At daybreak the fighters enter the lists. Arthegall vs. Radigund begins as a normal fight, but Radigund is knocked out by stanza 11. When Arthegall unlaces her helm he sees a beautiful face and can’t bring himself to kill her. He just stands there until she gets up and starts beating on him. Even then he just deflects her blows and will not fight back. Finally she allows him to yield. Turpine is hanged for real this time. Talus respects Arthegall’s decision so much that only kills one pile of people instead of everyone.

Arthegall has voluntarily given up his freedom and his dignity. Radigund dresses him in women’s robes and gives him a job spinning cloth.

Spenser clearly sees this genderbending as a horrible thing for society, an abomination against the order of the universe in which man rules woman (just as reason and judgement should rule wild and base passions). This could be tricky ground to tread on* when writing to an extremely powerful queen, who obviously did not find it necessary to submit herself to any man.
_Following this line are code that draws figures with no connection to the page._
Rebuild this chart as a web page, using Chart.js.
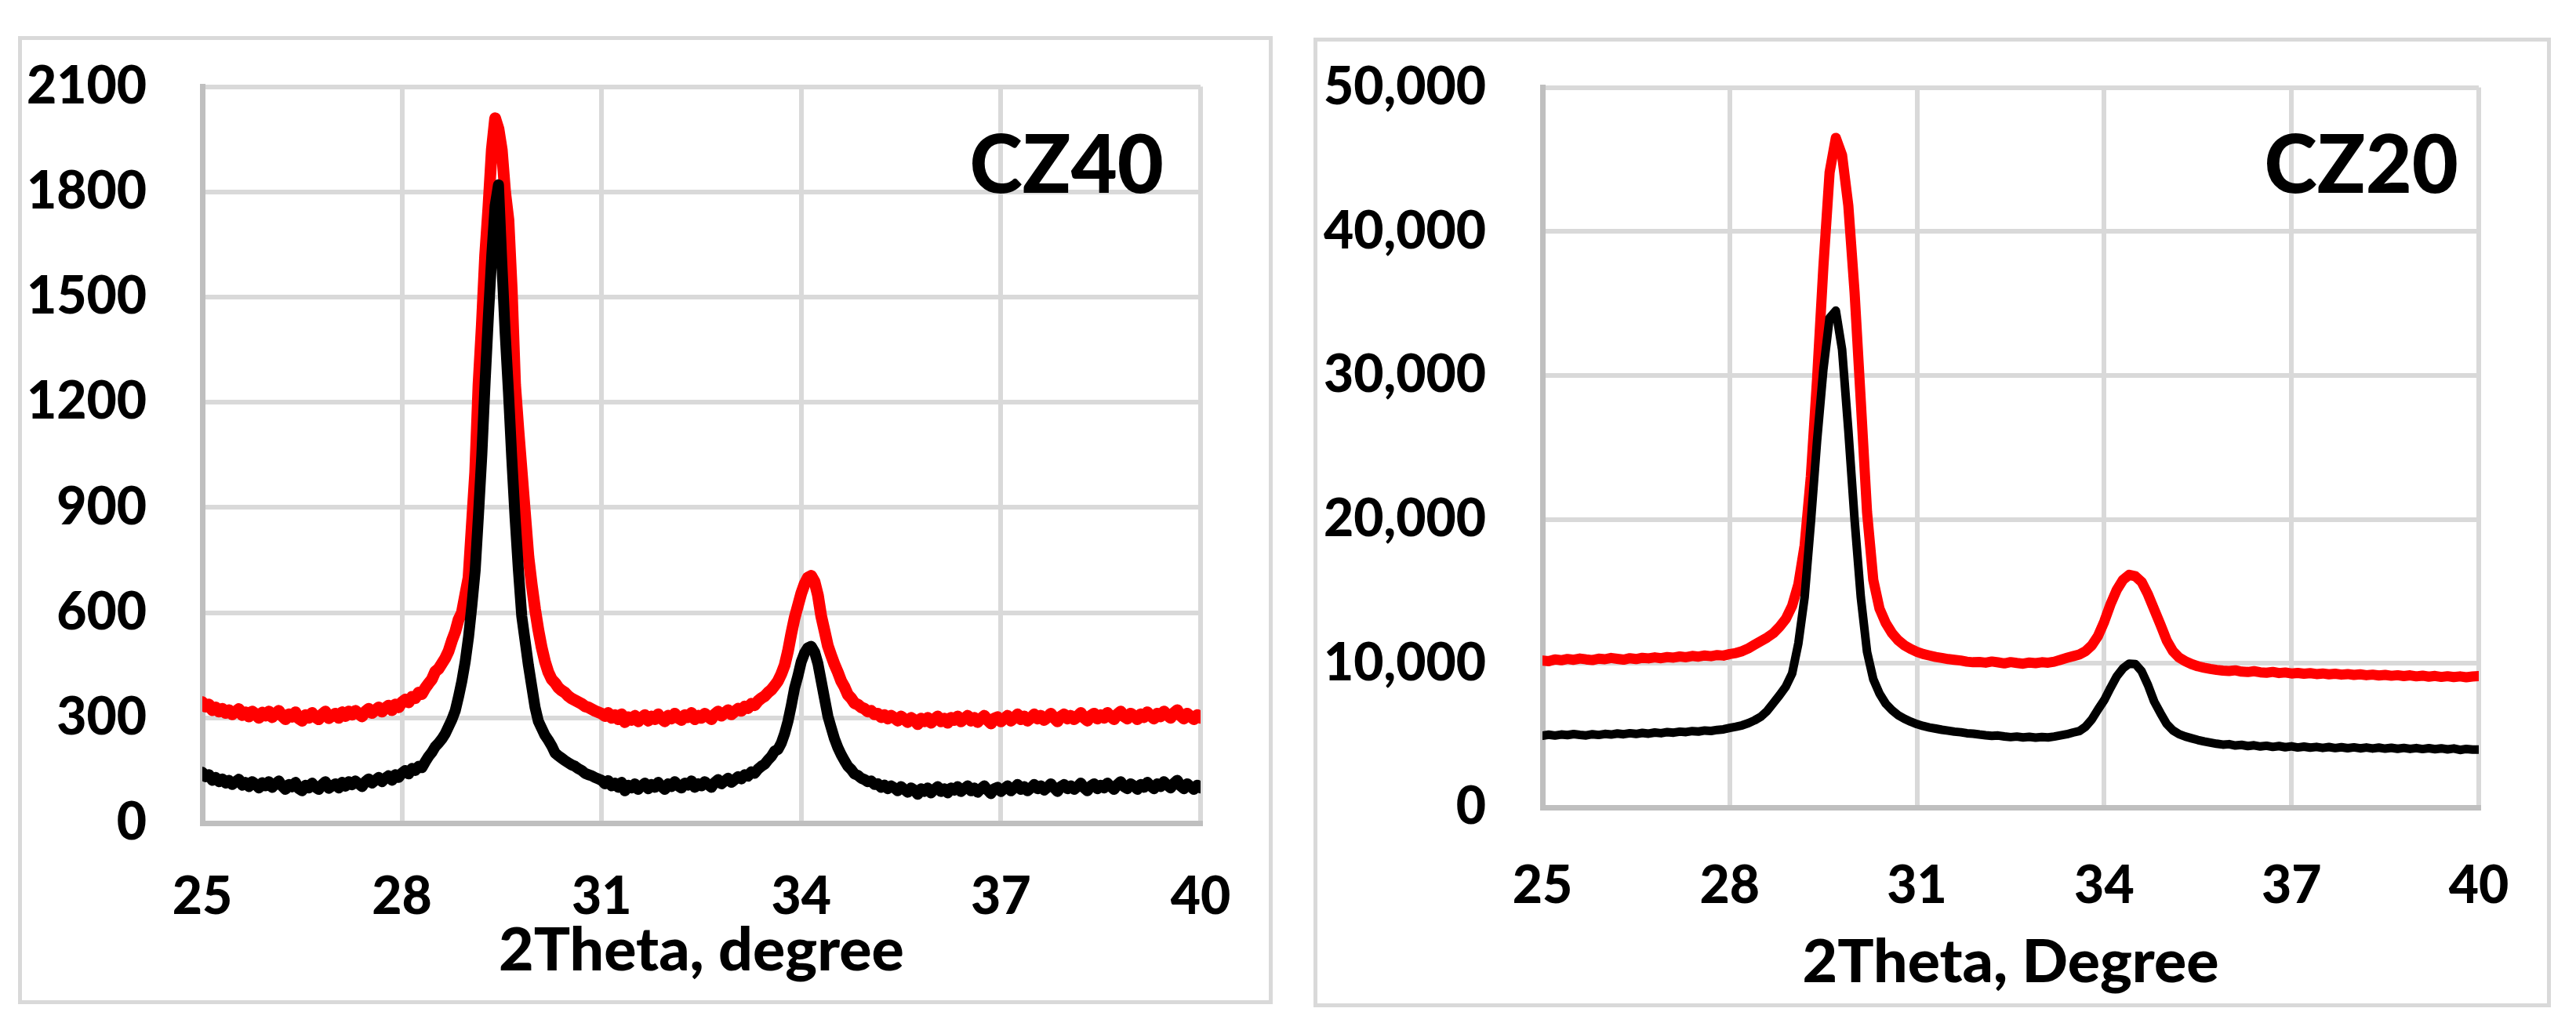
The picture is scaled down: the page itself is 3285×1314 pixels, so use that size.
<!DOCTYPE html>
<html>
<head>
<meta charset="utf-8">
<title>CZ40 / CZ20 XRD</title>
<script src="https://cdn.jsdelivr.net/npm/chart.js@4.4.0/dist/chart.umd.min.js"></script>
<style>
  html, body { margin: 0; padding: 0; background: #fff; }
  body { width: 3285px; height: 1314px; position: relative; overflow: hidden; }
  .panel { position: absolute; box-sizing: border-box; border: 5px solid #d9d9d9; }
  #panelLeft { left: 23px; top: 46px; width: 1600px; height: 1235px; }
  #panelRight { left: 1675px; top: 48px; width: 1578px; height: 1237px; }
  canvas { position: absolute; top: 0; }
  #chartLeft { left: 0; }
  #chartRight { left: 1650px; }
</style>
</head>
<body>
<div class="panel" id="panelLeft"></div>
<div class="panel" id="panelRight"></div>
<canvas id="chartLeft" width="1650" height="1314"></canvas>
<canvas id="chartRight" width="1635" height="1314"></canvas>
<script>
// 2Theta positions, CZ40 scan (0.05 degree steps)
const thetaCZ40 = [
  25,25.05,25.1,25.15,25.2,25.25,25.3,25.35,25.4,25.45,25.5,25.55,25.6,25.65,25.7,25.75,25.8,25.85,25.9,25.95,
  26,26.05,26.1,26.15,26.2,26.25,26.3,26.35,26.4,26.45,26.5,26.55,26.6,26.65,26.7,26.75,26.8,26.85,26.9,26.95,
  27,27.05,27.1,27.15,27.2,27.25,27.3,27.35,27.4,27.45,27.5,27.55,27.6,27.65,27.7,27.75,27.8,27.85,27.9,27.95,
  28,28.05,28.1,28.15,28.2,28.25,28.3,28.35,28.4,28.45,28.5,28.55,28.6,28.65,28.7,28.75,28.8,28.85,28.9,28.95,
  29,29.05,29.1,29.15,29.2,29.25,29.3,29.35,29.4,29.45,29.5,29.55,29.6,29.65,29.7,29.75,29.8,29.85,29.9,29.95,
  30,30.05,30.1,30.15,30.2,30.25,30.3,30.35,30.4,30.45,30.5,30.55,30.6,30.65,30.7,30.75,30.8,30.85,30.9,30.95,
  31,31.05,31.1,31.15,31.2,31.25,31.3,31.35,31.4,31.45,31.5,31.55,31.6,31.65,31.7,31.75,31.8,31.85,31.9,31.95,
  32,32.05,32.1,32.15,32.2,32.25,32.3,32.35,32.4,32.45,32.5,32.55,32.6,32.65,32.7,32.75,32.8,32.85,32.9,32.95,
  33,33.05,33.1,33.15,33.2,33.25,33.3,33.35,33.4,33.45,33.5,33.55,33.6,33.65,33.7,33.75,33.8,33.85,33.9,33.95,
  34,34.05,34.1,34.15,34.2,34.25,34.3,34.35,34.4,34.45,34.5,34.55,34.6,34.65,34.7,34.75,34.8,34.85,34.9,34.95,
  35,35.05,35.1,35.15,35.2,35.25,35.3,35.35,35.4,35.45,35.5,35.55,35.6,35.65,35.7,35.75,35.8,35.85,35.9,35.95,
  36,36.05,36.1,36.15,36.2,36.25,36.3,36.35,36.4,36.45,36.5,36.55,36.6,36.65,36.7,36.75,36.8,36.85,36.9,36.95,
  37,37.05,37.1,37.15,37.2,37.25,37.3,37.35,37.4,37.45,37.5,37.55,37.6,37.65,37.7,37.75,37.8,37.85,37.9,37.95,
  38,38.05,38.1,38.15,38.2,38.25,38.3,38.35,38.4,38.45,38.5,38.55,38.6,38.65,38.7,38.75,38.8,38.85,38.9,38.95,
  39,39.05,39.1,39.15,39.2,39.25,39.3,39.35,39.4,39.45,39.5,39.55,39.6,39.65,39.7,39.75,39.8,39.85,39.9,39.95,
  40
];

// CZ40 intensities (counts), one row per degree
const cz40Red = [
  345,332,338,322,330,318,326,314,322,310,318,325,308,316,304,318,311,300,315,306,
  318,302,312,320,305,296,310,303,316,298,292,308,300,314,302,296,310,318,299,306,
  312,300,316,305,318,309,320,312,304,318,326,314,322,330,318,328,335,322,338,330,
  345,352,344,360,356,372,368,385,398,410,432,440,455,470,490,520,545,580,600,650,
  700,850,1000,1250,1420,1620,1760,1920,2010,1980,1920,1800,1720,1520,1250,1120,1000,880,760,680,
  610,550,500,460,430,410,400,386,378,372,362,355,350,345,340,333,330,325,320,316,
  312,305,314,300,308,296,310,288,302,294,306,290,300,308,292,304,296,310,298,290,
  306,298,312,300,294,308,302,314,296,306,300,312,304,296,310,318,306,314,322,310,
  318,326,320,332,328,340,336,348,356,362,372,380,392,405,425,450,490,540,585,620,
  655,682,700,705,688,650,590,548,505,478,452,430,405,388,366,356,342,338,330,326,
  318,320,310,312,302,308,298,306,300,292,304,296,288,300,294,282,298,290,300,286,
  296,304,290,298,286,300,294,304,290,298,306,292,300,288,298,306,294,284,298,302,
  290,298,306,292,300,310,296,304,292,300,310,298,306,294,302,312,300,290,304,310,
  298,306,296,304,314,300,292,306,312,298,308,300,314,304,296,310,318,304,298,312,
  306,296,310,302,316,306,298,312,304,318,308,300,314,322,306,298,312,304,296,308,
  300
];
const cz40Black = [
  145,132,138,122,130,118,126,114,122,110,118,125,108,116,104,118,111,100,115,106,
  118,102,112,120,105,96,110,103,116,98,92,108,100,114,102,96,110,118,99,106,
  112,100,116,105,118,109,120,112,104,118,126,114,122,130,118,128,135,122,138,130,
  143,150,140,156,150,162,158,175,190,202,218,228,240,255,275,295,320,360,405,460,
  530,620,720,880,1050,1260,1450,1620,1760,1820,1600,1400,1230,1040,870,720,590,520,450,390,
  330,290,270,250,236,220,200,192,185,178,172,166,162,155,150,142,138,135,130,126,
  122,112,121,106,114,102,116,92,108,100,112,96,106,114,98,110,102,116,104,96,
  112,104,118,106,100,114,108,120,102,112,106,118,110,102,116,124,112,120,128,116,
  124,132,126,138,134,146,142,154,162,168,180,190,205,210,228,255,290,335,385,420,
  460,485,500,504,488,455,405,355,305,272,240,215,195,178,162,153,140,136,128,124,
  118,120,110,112,102,108,98,106,100,92,104,96,88,100,94,82,98,90,100,86,
  96,104,90,98,86,100,94,104,90,98,106,92,100,88,98,106,94,84,98,102,
  90,98,106,92,100,110,96,104,92,100,110,98,106,94,102,112,100,90,104,110,
  98,106,96,104,114,100,92,106,112,98,108,100,114,104,96,110,118,104,98,112,
  106,96,110,102,116,106,98,112,104,118,108,100,114,122,106,98,112,104,96,108,
  100
];

// 2Theta positions, CZ20 scan (0.1 degree steps)
const thetaCZ20 = [
  25,25.1,25.2,25.3,25.4,25.5,25.6,25.7,25.8,25.9,
  26,26.1,26.2,26.3,26.4,26.5,26.6,26.7,26.8,26.9,
  27,27.1,27.2,27.3,27.4,27.5,27.6,27.7,27.8,27.9,
  28,28.1,28.2,28.3,28.4,28.5,28.6,28.7,28.8,28.9,
  29,29.1,29.2,29.3,29.4,29.5,29.6,29.7,29.8,29.9,
  30,30.1,30.2,30.3,30.4,30.5,30.6,30.7,30.8,30.9,
  31,31.1,31.2,31.3,31.4,31.5,31.6,31.7,31.8,31.9,
  32,32.1,32.2,32.3,32.4,32.5,32.6,32.7,32.8,32.9,
  33,33.1,33.2,33.3,33.4,33.5,33.6,33.7,33.8,33.9,
  34,34.1,34.2,34.3,34.4,34.5,34.6,34.7,34.8,34.9,
  35,35.1,35.2,35.3,35.4,35.5,35.6,35.7,35.8,35.9,
  36,36.1,36.2,36.3,36.4,36.5,36.6,36.7,36.8,36.9,
  37,37.1,37.2,37.3,37.4,37.5,37.6,37.7,37.8,37.9,
  38,38.1,38.2,38.3,38.4,38.5,38.6,38.7,38.8,38.9,
  39,39.1,39.2,39.3,39.4,39.5,39.6,39.7,39.8,39.9,
  40
];
const cz20Red = [
  10200,10150,10280,10220,10310,10250,10340,10280,10230,10330,
  10290,10380,10320,10260,10360,10300,10390,10350,10420,10360,
  10440,10400,10480,10430,10520,10470,10550,10500,10580,10540,
  10650,10720,10850,11050,11300,11550,11800,12100,12550,13100,
  14000,15500,18200,23000,29800,37500,44100,46500,45300,41800,
  35800,28200,20500,15800,13800,12800,12100,11600,11250,11000,
  10800,10650,10550,10450,10380,10300,10250,10200,10120,10080,
  10100,10050,10130,10070,10000,10090,10030,9980,10060,10020,
  10080,10050,10120,10250,10380,10500,10620,10850,11250,11900,
  12900,14100,15100,15800,16150,16050,15650,14800,13750,12700,
  11600,10850,10400,10150,9950,9800,9700,9620,9550,9500,
  9470,9520,9430,9400,9460,9380,9350,9410,9330,9370,
  9300,9340,9280,9320,9260,9300,9240,9280,9220,9260,
  9200,9240,9180,9220,9160,9200,9140,9180,9120,9170,
  9100,9150,9080,9130,9060,9110,9050,9100,9040,9090,
  9120
];
const cz20Black = [
  4980,5050,4990,5060,5020,5090,5040,5000,5080,5030,
  5100,5060,5130,5080,5150,5100,5170,5120,5200,5150,
  5230,5190,5260,5230,5300,5270,5340,5310,5380,5420,
  5520,5600,5700,5850,6050,6300,6700,7250,7800,8400,
  9300,11400,14600,19800,25500,30400,34000,34500,31800,26200,
  20000,14600,10800,8900,7900,7200,6750,6400,6150,5950,
  5780,5650,5550,5470,5390,5330,5260,5220,5150,5120,
  5060,5010,4970,4990,4930,4880,4920,4860,4900,4850,
  4890,4860,4920,5000,5080,5200,5300,5600,6100,6800,
  7450,8300,9100,9650,9980,9950,9450,8500,7350,6550,
  5800,5350,5080,4920,4800,4680,4580,4500,4420,4360,
  4390,4300,4340,4260,4310,4230,4280,4200,4260,4180,
  4240,4160,4220,4150,4200,4130,4190,4120,4180,4110,
  4170,4100,4160,4090,4150,4080,4140,4070,4130,4060,
  4120,4050,4110,4040,4100,4030,4090,3990,4060,4020,
  4010
];

const thetaTicks = [25, 28, 31, 34, 37, 40];
const cz40Ticks = [0, 300, 600, 900, 1200, 1500, 1800, 2100];
const cz20Ticks = [0, 10000, 20000, 30000, 40000, 50000];

const GRID = '#d9d9d9';
const AXIS = '#bfbfbf';
const FONT = 'Lato';
const WEIGHT = '900';

function toPoints(xs, ys) {
  return xs.map((x, i) => ({ x: x, y: ys[i] }));
}

// big sample name in the upper right of the plot
const panelLabel = {
  id: 'panelLabel',
  afterDatasetsDraw(chart, args, opts) {
    const ctx = chart.ctx;
    ctx.save();
    ctx.font = WEIGHT + ' 102px ' + FONT;
    ctx.fillStyle = '#000';
    ctx.textAlign = 'right';
    ctx.textBaseline = 'alphabetic';
    ctx.fillText(opts.text, chart.chartArea.right - opts.inset, opts.baseline);
    ctx.restore();
  }
};

function drawPanel(canvasId, s) {
  const ctx = document.getElementById(canvasId).getContext('2d');
  return new Chart(ctx, {
    type: 'line',
    data: {
      datasets: [
        {
          data: toPoints(s.theta, s.black),
          borderColor: '#000000',
          borderWidth: s.blackWidth,
          pointRadius: 0,
          tension: 0,
          borderJoinStyle: 'round',
          borderCapStyle: 'round'
        },
        {
          data: toPoints(s.theta, s.red),
          borderColor: '#ff0000',
          borderWidth: s.redWidth,
          pointRadius: 0,
          tension: 0,
          borderJoinStyle: 'round',
          borderCapStyle: 'round'
        }
      ]
    },
    options: {
      responsive: false,
      animation: false,
      devicePixelRatio: 1,
      layout: { padding: { left: 0, top: s.top, right: s.right, bottom: 0 } },
      plugins: {
        legend: { display: false },
        tooltip: { enabled: false },
        panelLabel: { text: s.label, inset: s.labelInset, baseline: 246 }
      },
      scales: {
        x: {
          type: 'linear',
          min: 25,
          max: 40,
          afterBuildTicks: axis => { axis.ticks = thetaTicks.map(v => ({ value: v })); },
          afterFit: axis => { axis.height = s.xHeight; },
          grid: { color: GRID, lineWidth: 6, drawTicks: false },
          border: { color: AXIS, width: 7 },
          ticks: {
            color: '#000',
            padding: s.xTickPad,
            maxRotation: 0,
            font: { family: FONT, weight: WEIGHT, size: 66 }
          },
          title: {
            display: true,
            text: s.xTitle,
            color: '#000',
            padding: { top: 0, bottom: s.titlePad },
            font: { family: FONT, weight: WEIGHT, size: 77 }
          }
        },
        y: {
          type: 'linear',
          min: 0,
          max: s.yTicks[s.yTicks.length - 1],
          afterBuildTicks: axis => { axis.ticks = s.yTicks.map(v => ({ value: v })); },
          afterFit: axis => { axis.width = s.yWidth; },
          grid: { color: GRID, lineWidth: 6, drawTicks: false },
          border: { color: AXIS, width: 7 },
          ticks: {
            color: '#000',
            padding: s.yTickPad,
            font: { family: FONT, weight: WEIGHT, size: 66 },
            callback: v => s.commas ? v.toLocaleString('en-US') : String(v)
          }
        }
      }
    },
    plugins: [panelLabel]
  });
}

function drawAll() {
  drawPanel('chartLeft', {
    theta: thetaCZ40, red: cz40Red, black: cz40Black,
    redWidth: 15, blackWidth: 14,
    yTicks: cz40Ticks, commas: false,
    label: 'CZ40', labelInset: 47,
    xTitle: '2Theta, degree',
    top: 109, right: 119, yWidth: 258, xHeight: 264,
    yTickPad: 71, xTickPad: 55, titlePad: 55
  });
  drawPanel('chartRight', {
    theta: thetaCZ20, red: cz20Red, black: cz20Black,
    redWidth: 13, blackWidth: 11,
    yTicks: cz20Ticks, commas: true,
    label: 'CZ20', labelInset: 26,
    xTitle: '2Theta, Degree',
    top: 108, right: 124, yWidth: 317, xHeight: 284,
    yTickPad: 72, xTickPad: 61, titlePad: 40
  });
}

if (document.fonts && document.fonts.load) {
  Promise.all([
    document.fonts.load(WEIGHT + ' 66px Lato'),
    document.fonts.load(WEIGHT + ' 102px Lato')
  ]).then(drawAll, drawAll);
} else {
  drawAll();
}
</script>
</body>
</html>
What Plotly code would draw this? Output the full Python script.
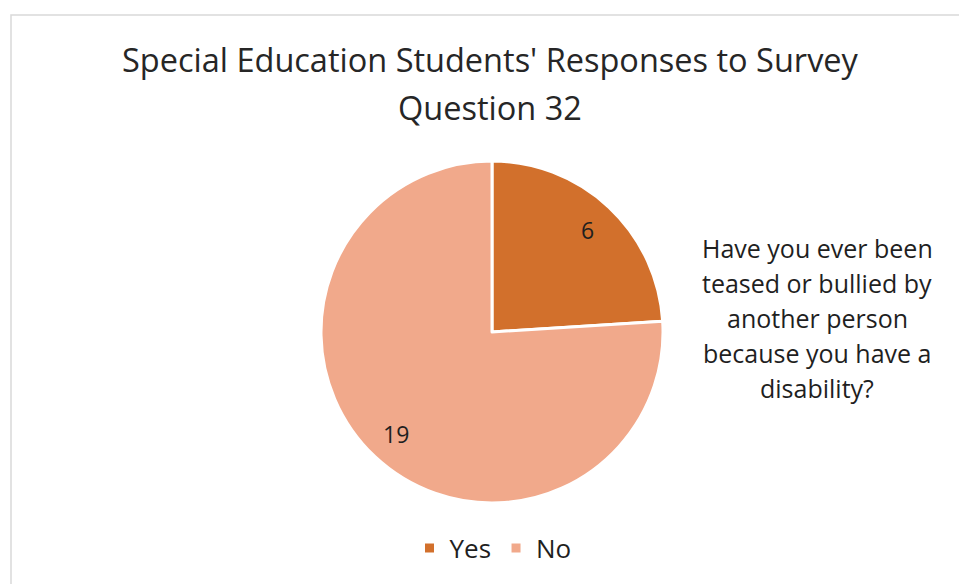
import math
import plotly.graph_objects as go

categories = ["Yes", "No"]
values = [6, 19]
colors = ["#D2702C", "#F1A98B"]
title_lines = ["Special Education Students' Responses to Survey", "Question 32"]
side_lines = ["Have you ever been", "teased or bullied by", "another person",
              "because you have a", "disability?"]

W, H = 959, 584
cx, cy, r = 492, 332, 171
FONT = "Open Sans"
INK = "#1f1f1f"

fig = go.Figure()
fig.add_trace(go.Pie(
    labels=categories, values=values, sort=False, direction="clockwise", rotation=0,
    marker=dict(colors=colors, line=dict(color="white", width=3)),
    textinfo="none", hoverinfo="label+value",
    domain=dict(x=[(cx - r) / W, (cx + r) / W], y=[1 - (cy + r) / H, 1 - (cy - r) / H]),
    showlegend=True,
))

# data labels placed from the slice mid-angles
total = sum(values)
start = 0.0
for v in values:
    mid = (start + v / 2) / total * 2 * math.pi
    start += v
    px = cx + 0.82 * r * math.sin(mid)
    py = cy - 0.82 * r * math.cos(mid)
    fig.add_annotation(x=px / W, y=1 - py / H, xref="paper", yref="paper", text=str(v),
                       showarrow=False, xanchor="center", yanchor="middle",
                       font=dict(family=FONT, size=23, color=INK))

# chart title (two centred lines)
for i, line in enumerate(title_lines):
    fig.add_annotation(x=490 / W, y=1 - (60 + 47 * i) / H, xref="paper", yref="paper", text=line,
                       showarrow=False, xanchor="center", yanchor="middle",
                       font=dict(family=FONT, size=32.5, color="#262626"))

# question text to the right of the pie
for i, line in enumerate(side_lines):
    fig.add_annotation(x=817 / W, y=1 - (248 + 35 * i) / H, xref="paper", yref="paper", text=line,
                       showarrow=False, xanchor="center", yanchor="middle",
                       font=dict(family=FONT, size=25, color=INK))

fig.add_shape(type="rect", xref="paper", yref="paper", x0=11 / W, y0=-0.2, x1=1.2, y1=1 - 15 / H,
              line=dict(color="#D9D9D9", width=1.5), fillcolor="rgba(0,0,0,0)", layer="below")

fig.update_layout(
    width=W, height=H, margin=dict(l=0, r=0, t=0, b=0),
    paper_bgcolor="white", plot_bgcolor="white",
    legend=dict(orientation="h", x=493 / W, xanchor="center", y=1 - 548 / H, yanchor="middle",
                font=dict(family=FONT, size=26, color=INK), itemwidth=30),
)

fig.write_html("out.html")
I love that he covers himself in stanza 25:

Such is the cruelty of womenkynd,
When they haue shaken off the shamefast band,
With which wise Nature did them strongly bynd,
T’obay the heasts of mans well ruling hand,
That then all rule and reason they withstand,
To purchase a licentious libertie.
But vertuous women wisely vnderstand,
That they were borne to base humilitie,
Vnlesse the heauens them lift to lawfull souerantie.

Then the real drama starts! Radigund falls in love with her slave Arthegall. She is too ashamed at first, but finally admits to her maid Clarinda that she wants Arthegall. She suggests that Clarinda be her middle(wo)man, and with sweet speech try to win Arthegall over and convince him to love her. Clarinda goes to Arthegall and subtly suggests that it might be good for him to win favor with Radigund. He is willing to do so (but has no intention of cheating on Britomart, we are told).

As it turns out, after awhile Clarinda herself begins to fall in love with Arthegall. She knows she is between a rock and a hard place so she just screws everyone over. She tells Radigund that Arthegall is unwilling to ever be friends. Radigund rages, then calms down and makes the rational plan to increase his workload while decreasing his food, in hopes that hardship will put him in a better place to love her.

Clarinda tells Arthegall that Radigund is unwilling to ever be friends, despite all her entreaties. She promises to find a way to free him (but has no intention of letting him go).

*The women of The Faerie Queene are an interesting bunch. Most are helpless and spend all their time worrying about getting raped. Then you have Belphoebe, Britomart, Radigund, and even the baddies like Duessa who are powerful and fun to read about. I don’t think Spenser hated women at all. I’d like to study this in more depth in the future.